Cerro Ilse Von Rentzell, South Face to Southeast Ridge
Chile, Southern Patagonia, Southern Patagonian Icefield
The Cordón Ilse Von Rentzell, located approximately 50km northwest of the Chaltén Massif, contains numerous beautiful and challenging summits, all of them believed to be unclimbed prior to our 2021 expedition. The range is named after German-born Ilse von Rentzell, who after emigrating with her family to Argentina, became a standout writer, painter, photographer, mountaineer, explorer, and plant geographer. She participated in several expeditions to the Andes, including a few adventurous weeks exploring the Lago O’Higgins/San Martín region of the Southern Patagonian Icefield in the summer of 1933.
The 1933 expedition accessed the icefield from the east via Glaciar O’Higgins, which is flanked to the south by a then-unknown mountain range they called “GAEA,” after the Argentine Society of Geographical Studies, which sponsored the expedition. Further into the icefield, they observed and mapped for the first time a chain of peaks southeast of Cerro Pirámide; this is where Cerro Gorra Blanca (2,907m) and Cerro Falso Ilse (2,512m) are located; Camilo Rada and I climbed both in December 2008 (AAJ 2012).
To the north of Glaciar O’Higgins, they discovered yet another unknown range, an episode described by Ilse as follows: “We saw to the northwest, for the first time, in all its extension, a chain of mountains that still did not appear on the maps. Among this new mountain range, which presents the typical forms of pointy summits, runs the main glacier with a width of 40 or 45 kilometers.”

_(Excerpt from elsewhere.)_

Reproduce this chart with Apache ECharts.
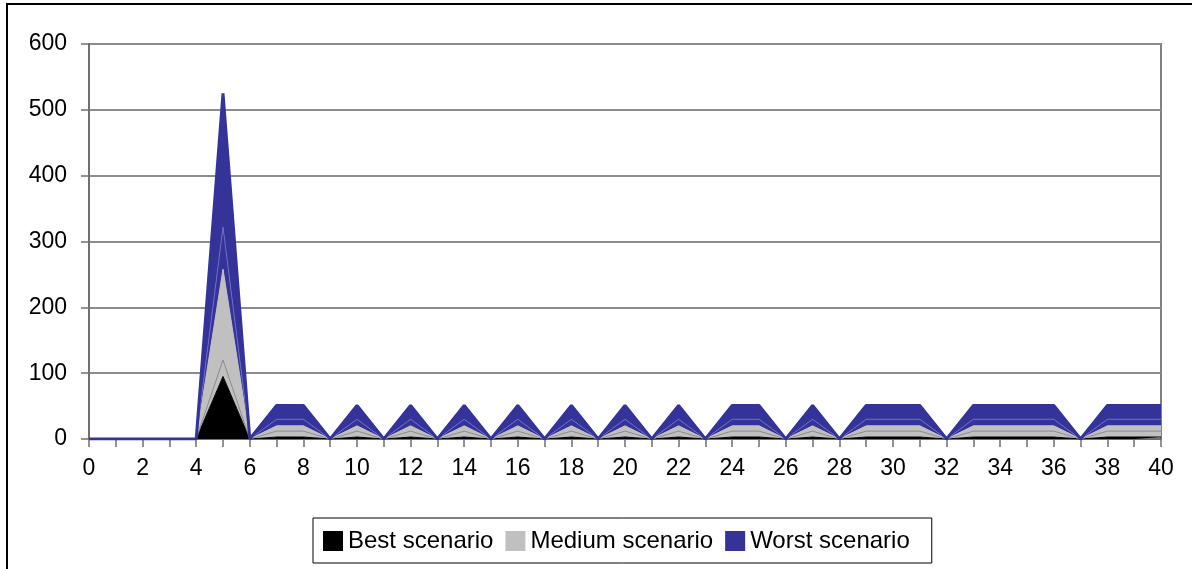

Later, in 1959, Hugo Corbella, Marcelo Costa, Jose Marticorena, and Pablo Schiffini made a notable expedition connecting Lago O’Higgins with Fiordo Eyre to the southwest and then crossing eastward back to Lago Viedma. During this exploration, they named the most well-defined summit of the range after Ilse to remember the first woman known to have set foot upon the icefields of Patagonia. Cerro Ilse Von Rentzell was coveted for decades, however, it remained unclimbed until April 9, 2021, when Camilo Rada and I reached the summit. We achieved this long-awaited ascent on the only good day of weather offered to us on our two-week expedition. In practice, it is difficult to define which of all the peaks along this range is Cerro Ilse Von Rentzell, so we went for the highest, which is approximately located where Corbella’s maps place it.
We achieved this long-awaited ascent on the only good day of weather offered to us during our two weeks at the Greve hut (having reached it by helicopter to do work as part of a maintenance crew). The hut is located at the very center of the icefield and to the southwest of Cerro Ilse Von Rentzel. Once we reached Ilse, we ascended the south face on skis until we reached the southeast ridge. There, we crossed the bergschrund and gained the last couple of hundred of meters using crampons on an icy 40° slope. The climb ended with a crux, 15m climb over a voluminous mushroom of rime ice: After 5m of vertical climbing, the angle gradually eased off until we stood atop a nice, flat, little summit. Our GPS gave us an altitude of 2,506m (48°43’50”S, 73°25’17”W), and the summit gifted us with expansive views of the icefield, surrounded by amazing mountains, so many of them unclimbed that our fingers run short to count them, in the very heart of the Southern Patagonian Icefield.